During the first lock-down period the Mauritshuis, amongst other museums, focussed primarily on different digital activities. The digital initiative ‘Mauritshuis at home’ was launched to provide visitors with the possibility of enjoying our artworks from their home. Videos for online workshops were created as well as mini-lectures and guided tours from home. At that time the exhibition George Stubbs – The man, the horse, the obsession was on show in the museum. Due to the closure of the museum as per March 13, the exhibition George Stubbs (open since February 20) had to close too.
Therefore our exhibition’s conservator decided to film several digital gallery talks and share some online video’s about this exhibition. In this way, people could still enjoy the beautiful horse paintings by George Stubbs. We were delighted that the exhibition about George Stubbs could be extended until 30 August 2020. Google Arts & Culture and the Mauritshuis initiated Meet Vermeer, the most complete platform about Johannes Vermeer’s paintings, made in collaboration with 17 cultural partners across Europe and the United States. The highlight is the Pocket Gallery: a virtual exhibition including all of Vermeers works. A dream for Vermeer fans worldwide.
Second Canvas Mauritshuis is an extensive app to discover the highlights of our collection outside the museum. The app allows everyone to zoom in down to the brush stroke and switch between the normal images and infrared images of several painting including, Girl with a Pearl Earring and View of Delft.
Thanks to our new ‘music label’ View the Mauritshuis with Your Ears, visitors can not only look at a paintings, but also listen to them. We approached various singer-songwriters and asked them if they would like to draw inspiration from our collection. With several musical odes a year, we’re creating a unique playlist, inspired by the masterpieces in our collection. Various online challenges via our social media channels. Every week followers could take part in a new, creative challenge.

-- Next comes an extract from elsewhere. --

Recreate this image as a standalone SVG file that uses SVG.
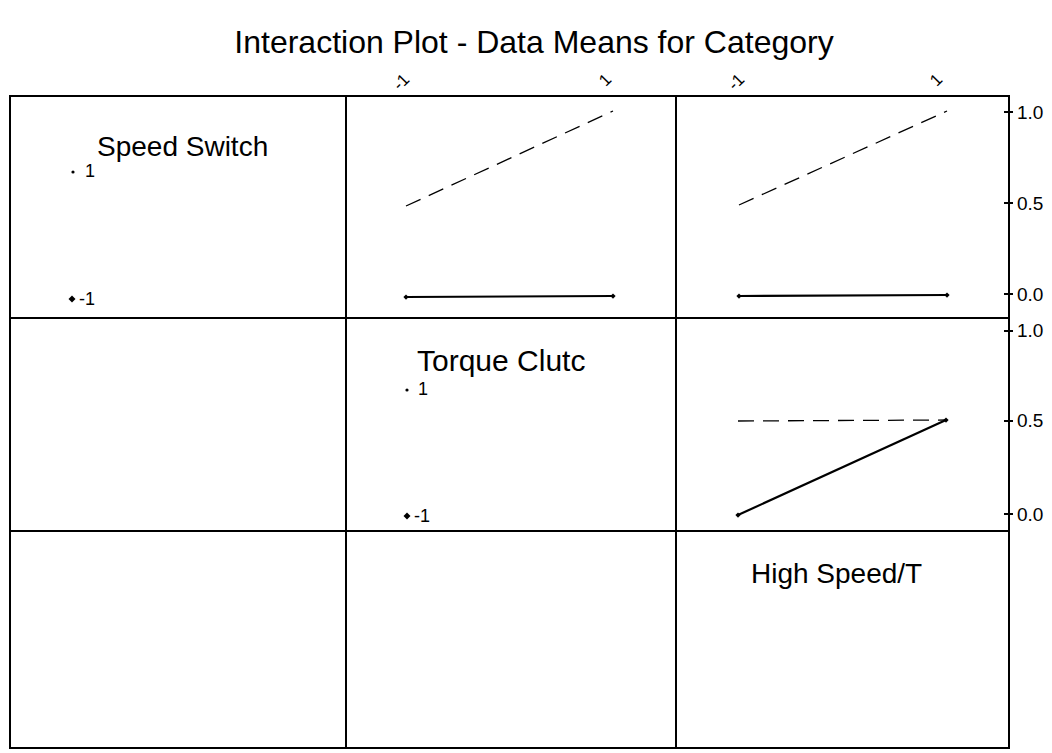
<svg xmlns="http://www.w3.org/2000/svg" width="1052" height="753" viewBox="0 0 1052 753">
  <style>
    text { font-family: "Liberation Sans", Arial, sans-serif; fill: #000; }
    .title { font-size: 32px; }
    .head { font-size: 28px; }
    .head-wide { font-size: 30px; }
    .lab { font-size: 18px; }
    .val { font-size: 19px; }
    .tick { font-size: 17px; }
    .frame { fill: none; stroke: #000; stroke-width: 2; }
    .grid { stroke: #000; stroke-width: 2; }
    .solid { stroke: #000; stroke-width: 2.2; fill: none; }
    .dash { stroke: #000; stroke-width: 1.3; fill: none; stroke-dasharray: 16 9; }
    .axtick { stroke: #000; stroke-width: 2; }
  </style>
  <defs>
    <marker id="dot" viewBox="-4 -4 8 8" markerWidth="7" markerHeight="7" markerUnits="userSpaceOnUse">
      <path d="M-3 0 L0 -3 L3 0 L0 3 Z" fill="#000"/>
    </marker>
  </defs>

  <rect width="1052" height="753" fill="#fff"/>

  <text class="title" x="534" y="53" text-anchor="middle">Interaction Plot - Data Means for Category</text>

  <!-- rotated top level labels -->
  <g id="top-labels" class="tick">
    <text x="405" y="86" transform="rotate(-45 405 86)" text-anchor="middle">-1</text>
    <text x="609" y="84" transform="rotate(-45 609 84)" text-anchor="middle">1</text>
    <text x="740" y="86" transform="rotate(-45 740 86)" text-anchor="middle">-1</text>
    <text x="940" y="84" transform="rotate(-45 940 84)" text-anchor="middle">1</text>
  </g>

  <!-- panel grid -->
  <g id="frame">
    <rect class="frame" x="10" y="96" width="999" height="652"/>
    <line class="grid" x1="346" y1="96" x2="346" y2="748"/>
    <line class="grid" x1="676" y1="96" x2="676" y2="748"/>
    <line class="grid" x1="10" y1="318" x2="1009" y2="318"/>
    <line class="grid" x1="10" y1="531" x2="1009" y2="531"/>
  </g>

  <!-- right axis ticks and values -->
  <g id="axis" class="val">
    <line class="axtick" x1="1004" y1="112" x2="1013" y2="112"/>
    <line class="axtick" x1="1004" y1="203" x2="1013" y2="203"/>
    <line class="axtick" x1="1004" y1="294" x2="1013" y2="294"/>
    <text x="1017" y="119">1.0</text>
    <text x="1017" y="210">0.5</text>
    <text x="1017" y="301">0.0</text>
    <line class="axtick" x1="1004" y1="331" x2="1013" y2="331"/>
    <line class="axtick" x1="1004" y1="421" x2="1013" y2="421"/>
    <line class="axtick" x1="1004" y1="514" x2="1013" y2="514"/>
    <text x="1017" y="337">1.0</text>
    <text x="1017" y="427">0.5</text>
    <text x="1017" y="521">0.0</text>
  </g>

  <!-- legend cells -->
  <g id="speed-switch">
    <text class="head" x="97" y="156">Speed Switch</text>
    <circle cx="73" cy="172" r="1.6" fill="#000"/>
    <text class="lab" x="85" y="177">1</text>
    <path d="M68.5 299 L72 295.5 L75.5 299 L72 302.5 Z" fill="#000"/>
    <text class="lab" x="79" y="305">-1</text>
  </g>
  <g id="torque-clutch">
    <text class="head-wide" x="417" y="371">Torque Clutc</text>
    <circle cx="407" cy="390" r="1.6" fill="#000"/>
    <text class="lab" x="418" y="395">1</text>
    <path d="M403.5 516 L407 512.5 L410.5 516 L407 519.5 Z" fill="#000"/>
    <text class="lab" x="414" y="522">-1</text>
  </g>
  <g id="high-speed">
    <text class="head" x="751" y="583">High Speed/T</text>
  </g>

  <!-- mean lines -->
  <g id="connectors">
    <line class="dash" x1="406" y1="206" x2="613" y2="111"/>
    <line class="solid" x1="406" y1="297" x2="613" y2="296" marker-start="url(#dot)" marker-end="url(#dot)"/>
    <line class="dash" x1="739" y1="205" x2="947" y2="111"/>
    <line class="solid" x1="739" y1="296" x2="947" y2="295" marker-start="url(#dot)" marker-end="url(#dot)"/>
    <line class="dash" x1="738" y1="421" x2="946" y2="420"/>
    <line class="solid" x1="738" y1="515" x2="946" y2="420" marker-start="url(#dot)" marker-end="url(#dot)"/>
  </g>
</svg>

4.Are you preparing yourself for the reopening or you are already opened? Tell us in what way.
Currently the Mauritshuis is closed to the public, following a new nation wide lockdown, starting December 15 and possibly lasting until January 19. As of March 2020 we were closed for almost three months. On 1 June 2020 the museum re-opened. Therefore a re-opening campaign was launched with our world famous Girl with a Pearl Earring in the spotlight, welcoming visitors back to our museum. It was a very special moment to see that all our time-slots were sold out.
Before re-opening on June 1, it was necessary to make some adjustments in the museum. For instance new signing, glass screens for our Service desk in order to create a safe environment for both employees as visitors and of course new walking routes. Extra care was given to sanitation. Furthermore, visitors were asked to book tickets online or buy them at our cash register. Due to the situation, we had to change our way of selling tickets as well.
As of June, tickets for time-slots needed to be reserved in advance, in order to visit our museum. But as you can see, we are fully prepared to welcoming again our visitors once this second lockdown ends and we are able to open our doors again. We are also very much looking forward to the opening of our upcoming exhibition: Fleeting – Scents in Colour, an exhibition about the portrayal of smell in seventeenth-century art (opening February 11).
Interview by Fabio Pariante, journalist
The Mauritshuis is a museum located in The Hague, Netherlands and the palace was designed by architects Jacob van Campen and Pieter Post in the 17th century. It’s one of the most important Dutch museums and collaborates with the most important institutions in the world.
After two years of restoration, the Royal Picture Gallery Mauritshuis reopened to the public in 2014 with a doubled extension. Martine Gosselink is currently the director of the Mauritshuis and previously she worked at the Rijksmuseum Amsterdam where she headed the History Department.